>>>

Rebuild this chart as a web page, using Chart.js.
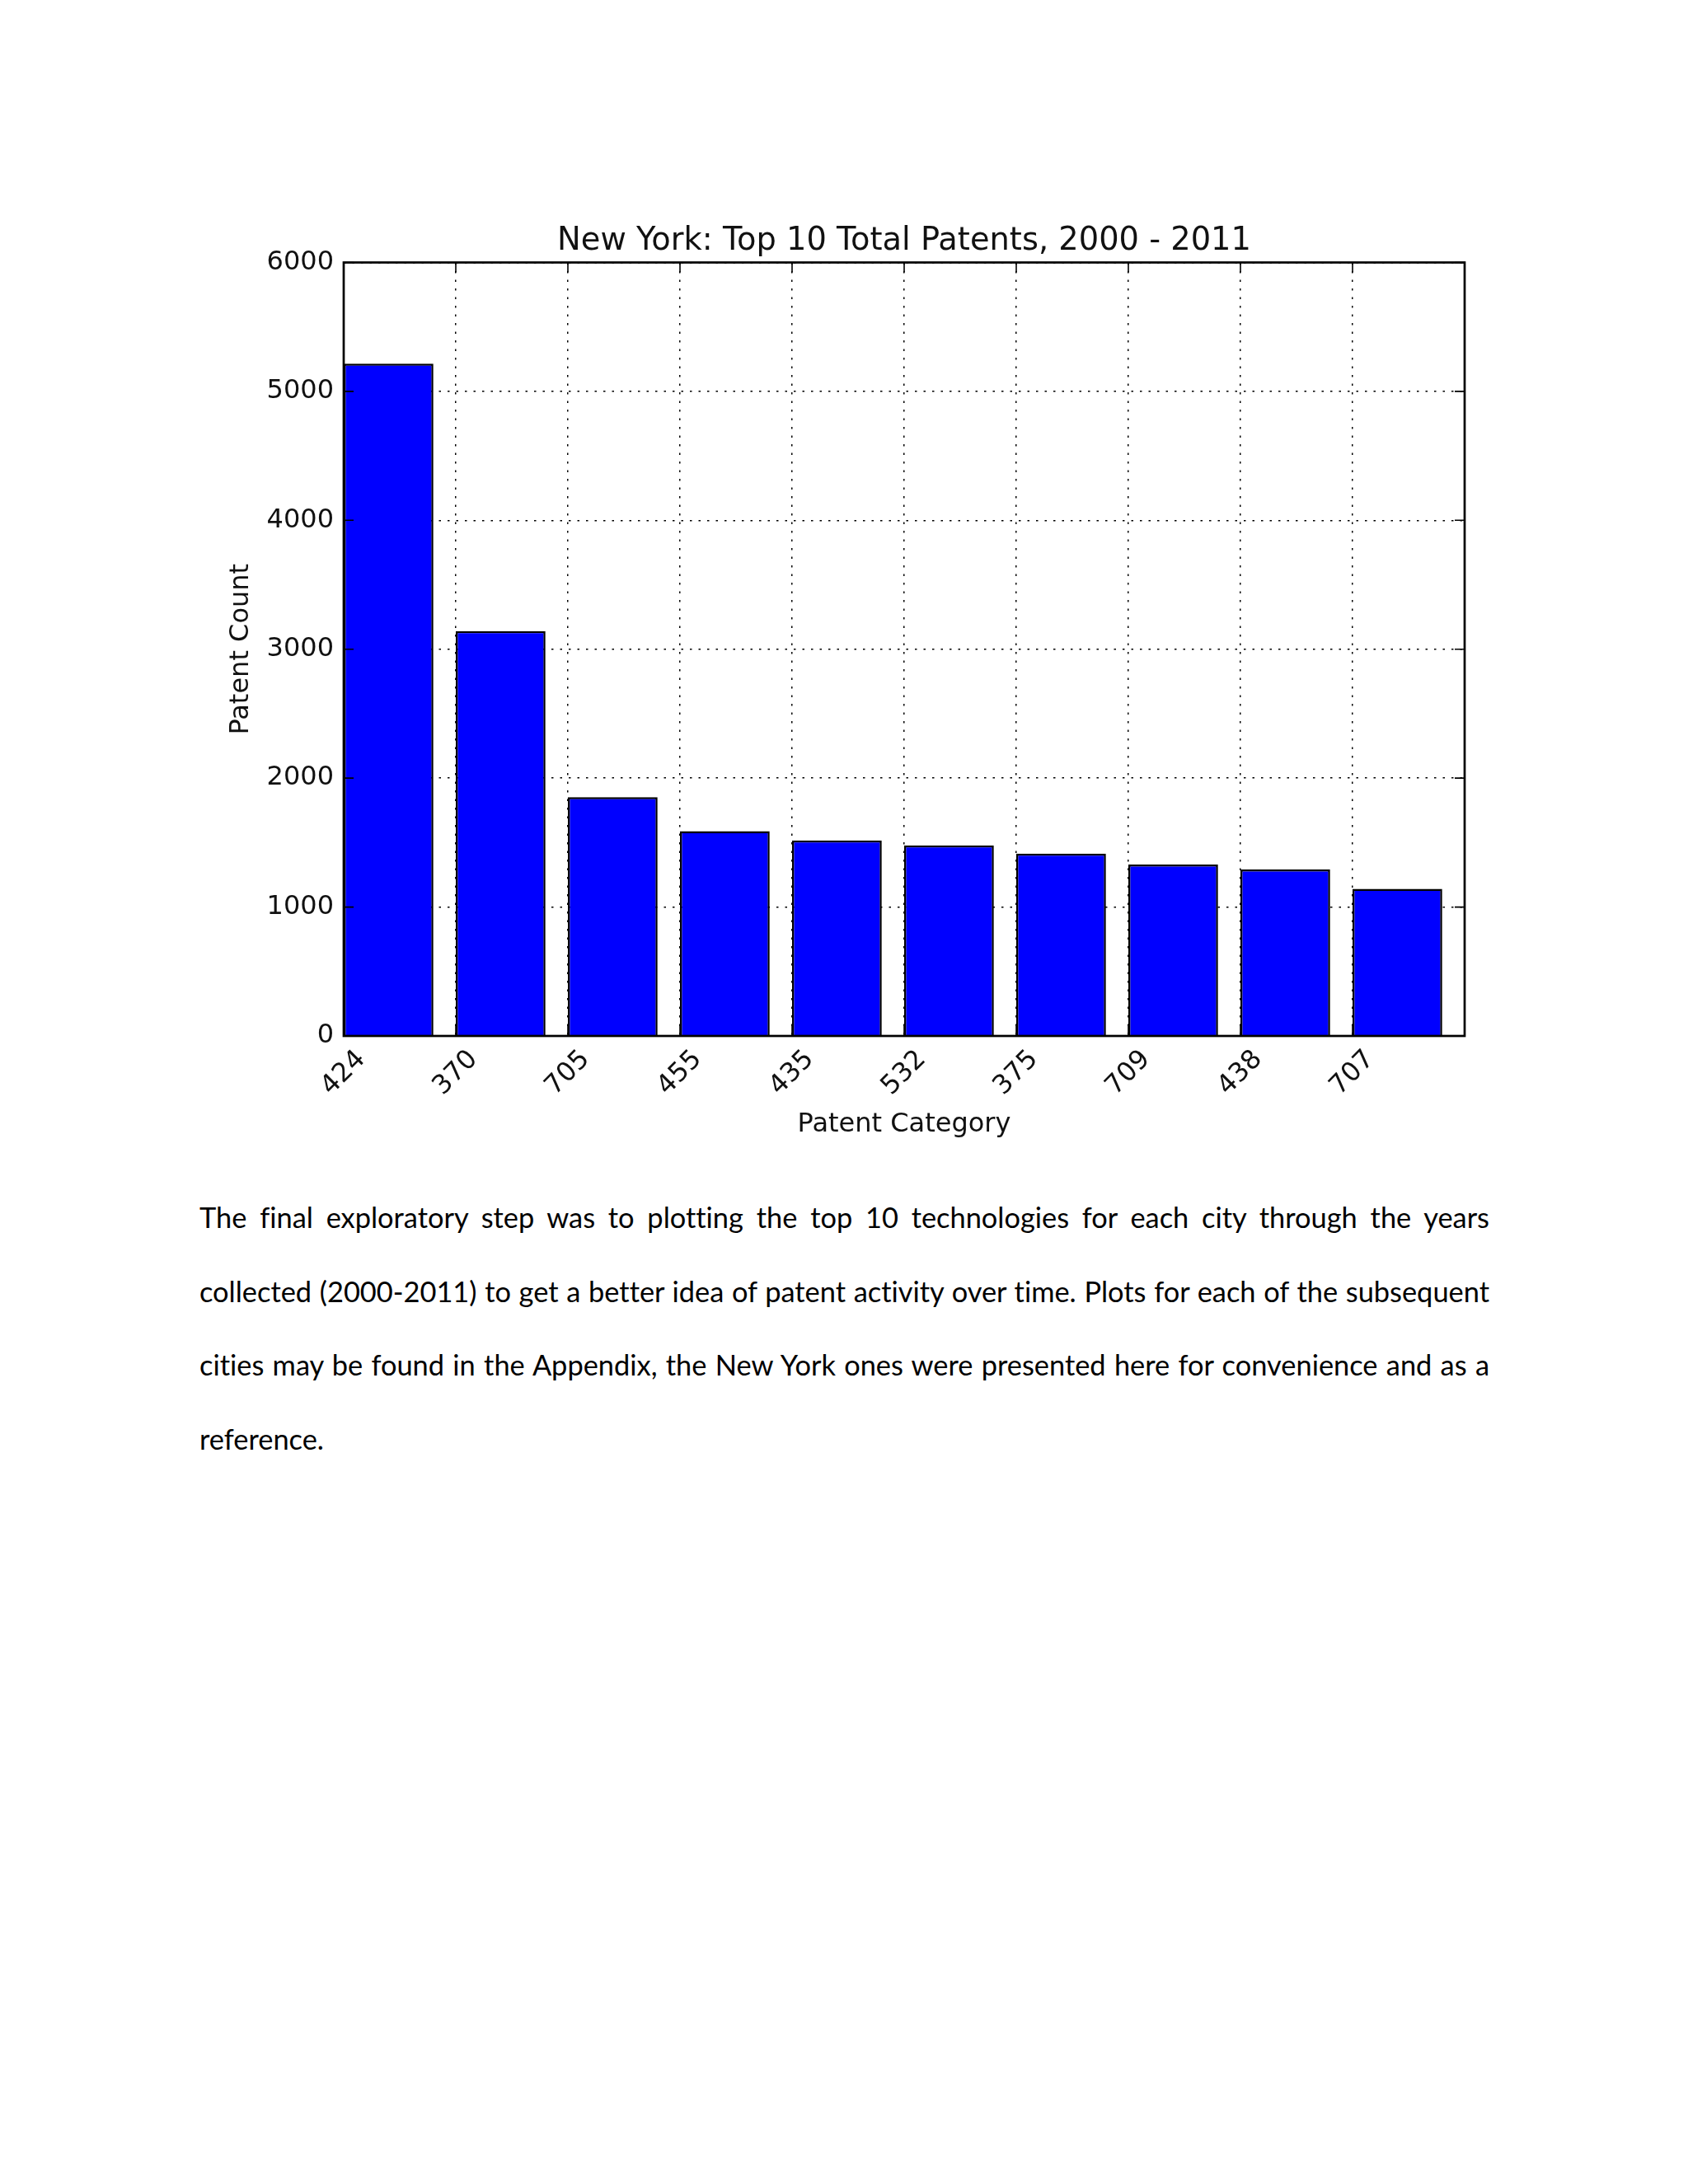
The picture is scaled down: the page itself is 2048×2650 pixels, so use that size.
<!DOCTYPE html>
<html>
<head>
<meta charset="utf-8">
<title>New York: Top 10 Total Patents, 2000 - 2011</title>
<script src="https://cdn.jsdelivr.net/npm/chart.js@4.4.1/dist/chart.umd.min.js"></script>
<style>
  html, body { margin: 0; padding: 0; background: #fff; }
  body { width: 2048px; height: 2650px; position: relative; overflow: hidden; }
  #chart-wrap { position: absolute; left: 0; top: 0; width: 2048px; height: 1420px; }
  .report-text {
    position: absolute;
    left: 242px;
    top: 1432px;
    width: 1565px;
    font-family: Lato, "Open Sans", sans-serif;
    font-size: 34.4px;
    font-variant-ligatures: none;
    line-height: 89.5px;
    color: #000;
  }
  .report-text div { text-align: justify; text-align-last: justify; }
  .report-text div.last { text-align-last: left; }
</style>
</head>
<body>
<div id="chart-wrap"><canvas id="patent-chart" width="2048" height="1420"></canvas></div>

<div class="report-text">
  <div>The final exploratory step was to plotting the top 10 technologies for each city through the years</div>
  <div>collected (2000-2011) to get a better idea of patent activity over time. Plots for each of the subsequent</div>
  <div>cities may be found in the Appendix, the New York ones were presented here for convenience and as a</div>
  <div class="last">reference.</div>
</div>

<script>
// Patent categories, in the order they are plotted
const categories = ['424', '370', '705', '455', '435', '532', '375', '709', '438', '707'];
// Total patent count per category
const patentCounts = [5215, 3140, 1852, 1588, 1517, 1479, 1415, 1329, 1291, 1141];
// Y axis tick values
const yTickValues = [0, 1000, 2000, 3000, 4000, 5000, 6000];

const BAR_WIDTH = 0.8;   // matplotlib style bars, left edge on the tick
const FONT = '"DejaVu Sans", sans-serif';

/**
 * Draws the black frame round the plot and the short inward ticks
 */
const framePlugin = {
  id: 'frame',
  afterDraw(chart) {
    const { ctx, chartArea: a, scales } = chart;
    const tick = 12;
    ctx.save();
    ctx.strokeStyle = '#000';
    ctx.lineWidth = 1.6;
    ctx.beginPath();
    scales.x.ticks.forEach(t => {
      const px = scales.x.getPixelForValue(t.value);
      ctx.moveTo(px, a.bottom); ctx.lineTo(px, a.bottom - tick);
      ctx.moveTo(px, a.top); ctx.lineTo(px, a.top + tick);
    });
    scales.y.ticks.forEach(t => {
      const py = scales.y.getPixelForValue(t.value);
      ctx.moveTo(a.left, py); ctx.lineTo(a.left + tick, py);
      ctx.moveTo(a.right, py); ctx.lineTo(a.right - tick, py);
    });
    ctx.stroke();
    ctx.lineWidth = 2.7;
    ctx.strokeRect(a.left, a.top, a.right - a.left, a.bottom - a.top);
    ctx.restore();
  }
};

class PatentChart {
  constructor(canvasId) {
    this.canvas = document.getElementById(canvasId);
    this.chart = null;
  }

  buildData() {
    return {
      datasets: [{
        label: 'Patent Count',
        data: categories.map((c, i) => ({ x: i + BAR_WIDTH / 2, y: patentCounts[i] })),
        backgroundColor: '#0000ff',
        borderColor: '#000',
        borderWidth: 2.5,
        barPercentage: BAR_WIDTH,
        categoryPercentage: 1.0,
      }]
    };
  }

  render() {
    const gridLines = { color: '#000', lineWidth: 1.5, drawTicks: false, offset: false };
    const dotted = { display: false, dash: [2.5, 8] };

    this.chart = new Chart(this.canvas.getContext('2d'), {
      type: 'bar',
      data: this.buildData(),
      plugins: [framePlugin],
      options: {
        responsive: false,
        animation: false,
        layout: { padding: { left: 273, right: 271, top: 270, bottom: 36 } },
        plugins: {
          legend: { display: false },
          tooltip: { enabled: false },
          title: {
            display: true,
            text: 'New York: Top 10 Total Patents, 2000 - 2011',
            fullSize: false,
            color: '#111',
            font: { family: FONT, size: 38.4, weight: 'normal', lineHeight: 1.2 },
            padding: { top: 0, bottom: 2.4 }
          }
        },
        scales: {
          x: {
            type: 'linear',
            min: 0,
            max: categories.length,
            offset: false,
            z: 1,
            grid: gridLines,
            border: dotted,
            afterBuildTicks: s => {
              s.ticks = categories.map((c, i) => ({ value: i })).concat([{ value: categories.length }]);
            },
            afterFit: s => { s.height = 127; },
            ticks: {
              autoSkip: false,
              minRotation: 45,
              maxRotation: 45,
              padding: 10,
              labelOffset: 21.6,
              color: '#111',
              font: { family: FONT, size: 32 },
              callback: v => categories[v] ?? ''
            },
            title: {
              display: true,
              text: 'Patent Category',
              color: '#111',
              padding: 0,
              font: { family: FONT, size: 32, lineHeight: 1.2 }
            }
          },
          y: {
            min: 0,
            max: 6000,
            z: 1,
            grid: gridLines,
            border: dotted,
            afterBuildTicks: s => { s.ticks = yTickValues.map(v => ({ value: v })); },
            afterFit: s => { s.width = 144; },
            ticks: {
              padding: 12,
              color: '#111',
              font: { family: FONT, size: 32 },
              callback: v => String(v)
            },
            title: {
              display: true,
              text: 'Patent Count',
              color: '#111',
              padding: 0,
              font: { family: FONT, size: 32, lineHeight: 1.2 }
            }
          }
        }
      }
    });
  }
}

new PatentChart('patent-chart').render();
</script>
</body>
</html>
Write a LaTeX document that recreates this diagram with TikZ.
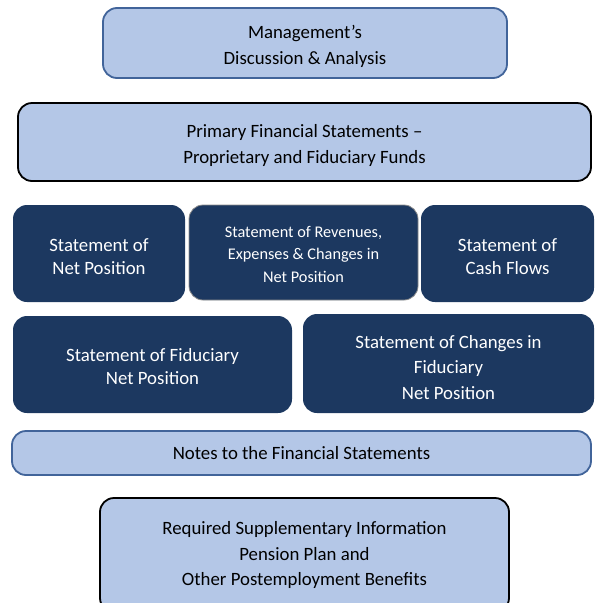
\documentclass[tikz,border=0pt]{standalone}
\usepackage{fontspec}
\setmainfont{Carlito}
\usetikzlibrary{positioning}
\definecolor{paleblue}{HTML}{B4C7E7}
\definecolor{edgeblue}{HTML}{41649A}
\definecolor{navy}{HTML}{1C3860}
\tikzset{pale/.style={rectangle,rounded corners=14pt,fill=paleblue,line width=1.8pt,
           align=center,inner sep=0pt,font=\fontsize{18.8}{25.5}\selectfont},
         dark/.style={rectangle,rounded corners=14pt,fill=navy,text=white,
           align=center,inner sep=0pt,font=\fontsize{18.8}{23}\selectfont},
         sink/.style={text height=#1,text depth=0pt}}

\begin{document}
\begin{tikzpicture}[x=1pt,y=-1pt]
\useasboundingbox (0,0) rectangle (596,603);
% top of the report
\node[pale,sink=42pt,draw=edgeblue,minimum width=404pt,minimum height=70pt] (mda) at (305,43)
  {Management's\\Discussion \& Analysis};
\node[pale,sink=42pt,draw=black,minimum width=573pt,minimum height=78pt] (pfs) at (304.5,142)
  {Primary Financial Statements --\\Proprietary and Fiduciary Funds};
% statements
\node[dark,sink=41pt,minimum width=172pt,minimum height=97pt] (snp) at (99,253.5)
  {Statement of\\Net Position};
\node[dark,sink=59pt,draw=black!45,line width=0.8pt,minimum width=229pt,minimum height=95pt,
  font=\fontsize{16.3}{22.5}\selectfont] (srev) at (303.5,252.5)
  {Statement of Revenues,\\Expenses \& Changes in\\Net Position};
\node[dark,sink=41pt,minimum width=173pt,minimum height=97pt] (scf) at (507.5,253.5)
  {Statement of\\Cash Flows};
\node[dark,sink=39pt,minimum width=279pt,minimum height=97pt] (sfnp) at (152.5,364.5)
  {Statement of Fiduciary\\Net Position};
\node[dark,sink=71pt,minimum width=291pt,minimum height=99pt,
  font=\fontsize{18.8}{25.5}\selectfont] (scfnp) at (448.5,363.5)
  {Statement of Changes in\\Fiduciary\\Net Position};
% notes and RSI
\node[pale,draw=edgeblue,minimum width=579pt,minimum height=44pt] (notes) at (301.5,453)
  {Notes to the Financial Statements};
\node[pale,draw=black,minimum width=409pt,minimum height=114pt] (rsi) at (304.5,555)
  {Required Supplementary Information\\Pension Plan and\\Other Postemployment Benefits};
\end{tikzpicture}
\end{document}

<<<

# DESCRIPTION OF THE TASK:
Reply with only the number of lines in the material above where the string "this" appears.

# SOLVED PROBLEM:
6